Henry of France was especially indignant at what he considered the shortcomings of the republic and of its chief. Already, before the close of the summer, the agent Aerssens had written from Paris that his Majesty was very much displeased with Spinola’s prosperity, ascribing it to the want of good councils on the part of the States’ Government that so fine an army should lie idle so long, without making an attempt to relieve the beleaguered places, so that Spinola felt assured of taking anything as soon as he made his appearance. “Your Mightinesses cannot believe,” continued the agent, “what a trophy is made by the Spanish ministers out of these little exploits, and they have so much address at this court, that if such things continue they may produce still greater results.”
In December he wrote that the king was so malcontent concerning the siege of Groll as to make it impossible to answer him with arguments, that he openly expressed regret at not having employed the money lent to the States upon strengthening his own frontiers, so distrustful was he of their capacity for managing affairs, and that he mentioned with disgust statements received from his ambassador at Brussels and from the Duc de Rohan, to the effect that Spinola had between five and six thousand men only at the relief of Groll, against twelve thousand in the stadholder’s army.
The motives of the deeds and the omissions of the prince at this supreme moment must be pondered with great caution. The States-General had doubtless been inclined for vigorous movements, and Olden-Barneveld, with some of his colleagues, had visited the camp late in September to urge the relief of Rheinberg. Maurice was in daily correspondence with the Government, and regularly demanded their advice, by which, on many former occasions, he had bound himself, even when it was in conflict with his own better judgment.

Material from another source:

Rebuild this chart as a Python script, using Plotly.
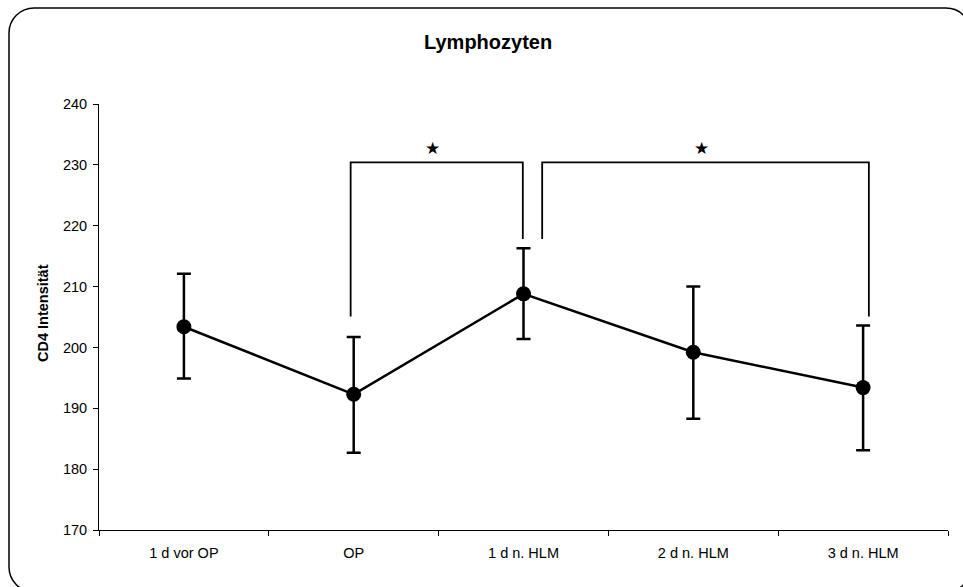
import plotly.graph_objects as go

categories = ["1 d vor OP", "OP", "1 d n. HLM", "2 d n. HLM", "3 d n. HLM"]
means = [203.4, 192.3, 208.8, 199.2, 193.4]
upper = [212.1, 201.7, 216.3, 210.0, 203.6]
lower = [194.9, 182.7, 201.4, 188.3, 183.1]
y_ticks = [170, 180, 190, 200, 210, 220, 230, 240]

# significance brackets: (x_left, x_right, y_left_end, y_top, y_right_end)
brackets = [
    (0.982, 1.996, 205.1, 230.4, 217.8),
    (2.11, 4.034, 217.8, 230.4, 205.1),
]
stars = [(1.463, 232.7), (3.047, 232.7)]

err_plus = [u - m for u, m in zip(upper, means)]
err_minus = [m - l for m, l in zip(means, lower)]

FONT = "Liberation Sans, Arial, sans-serif"
TICK_SIZE = 14.5

fig = go.Figure()
fig.add_trace(go.Scatter(
    x=categories, y=means, mode="lines+markers",
    line=dict(color="black", width=2.5),
    marker=dict(color="black", size=15),
    error_y=dict(type="data", symmetric=False, array=err_plus, arrayminus=err_minus,
                 color="black", thickness=2.5, width=7),
    showlegend=False, hoverinfo="skip",
))

shapes = []
for x0, x1, yl, yt, yr in brackets:
    shapes.append(dict(
        type="path", xref="x", yref="y",
        path=f"M {x0},{yl} L {x0},{yt} L {x1},{yt} L {x1},{yr}",
        line=dict(color="black", width=1.8),
    ))

# rounded outer frame in paper coordinates (plot area 99..948 x, 104..530 y)
W, H = 849.0, 426.0
def px(x):
    return (x - 99) / W
def py(y):
    return (530 - y) / H
L, R, T, B = px(9), px(971), py(8), py(592)
rx, ry = 25 / W, 25 / H
k = 0.5523
path = (
    f"M {L+rx},{T} L {R-rx},{T} "
    f"C {R-rx+k*rx},{T} {R},{T-ry+k*ry} {R},{T-ry} "
    f"L {R},{B+ry} "
    f"C {R},{B+ry-k*ry} {R-rx+k*rx},{B} {R-rx},{B} "
    f"L {L+rx},{B} "
    f"C {L+rx-k*rx},{B} {L},{B+ry-k*ry} {L},{B+ry} "
    f"L {L},{T-ry} "
    f"C {L},{T-ry+k*ry} {L+rx-k*rx},{T} {L+rx},{T} Z"
)
shapes.append(dict(type="path", xref="paper", yref="paper", path=path,
                   line=dict(color="black", width=1.5), layer="below"))

annotations = []
for sx, sy in stars:
    annotations.append(dict(x=sx, y=sy, xref="x", yref="y", text="★", showarrow=False,
                            xanchor="center", yanchor="middle",
                            font=dict(family="DejaVu Sans", size=17, color="black")))
annotations.append(dict(x=px(43), y=py(313), xref="paper", yref="paper",
                        xanchor="center", yanchor="middle",
                        text="<b>CD4 Intensität</b>", textangle=-90, showarrow=False,
                        font=dict(family=FONT, size=14.5, color="black")))
annotations.append(dict(x=px(488), y=py(42), xref="paper", yref="paper",
                        xanchor="center", yanchor="middle",
                        text="<b>Lymphozyten</b>", showarrow=False,
                        font=dict(family=FONT, size=20, color="black")))

fig.update_layout(
    width=963, height=587,
    margin=dict(l=99, r=15, t=104, b=57),
    paper_bgcolor="white", plot_bgcolor="white",
    font=dict(family=FONT, size=TICK_SIZE, color="black"),
    shapes=shapes, annotations=annotations,
    xaxis=dict(type="category", range=[-0.5, 4.5], showline=True, linecolor="black",
               linewidth=1, ticks="outside", tickson="boundaries", ticklen=5,
               tickcolor="black", showgrid=False, zeroline=False, ticklabelstandoff=10,
               tickfont=dict(family=FONT, size=TICK_SIZE, color="black")),
    yaxis=dict(range=[170, 240], tickvals=y_ticks, showline=True, linecolor="black",
               linewidth=1, ticks="outside", ticklen=5, tickcolor="black",
               showgrid=False, zeroline=False, ticklabelstandoff=3,
               tickfont=dict(family=FONT, size=TICK_SIZE, color="black")),
)

fig.write_html("out.html")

But throughout this campaign, the responsibility was entirely, almost ostentatiously, thrown by the States-General upon their commander-in-chief, and, as already indicated, their preparations in the spring and early summer had been entirely inadequate. Should he lose the army with which he had so quietly but completely checked Spinola in all his really important moves during the summer and autumn, he might despair of putting another very soon into the field. That his force in that November week before Groll was numerically far superior to the enemy is certain, but he had lost confidence in his cavalry since their bad behaviour at Mulheim the previous year, and a very large proportion of his infantry was on the sick-list at the moment of Spinola’s approach. “Lest the continual bad weather should entirely consume the army,” he said, “we are resolved, within a day or two after we have removed the sick who are here in great numbers, to break up, unless the enemy should give us occasion to make some attempt upon him.”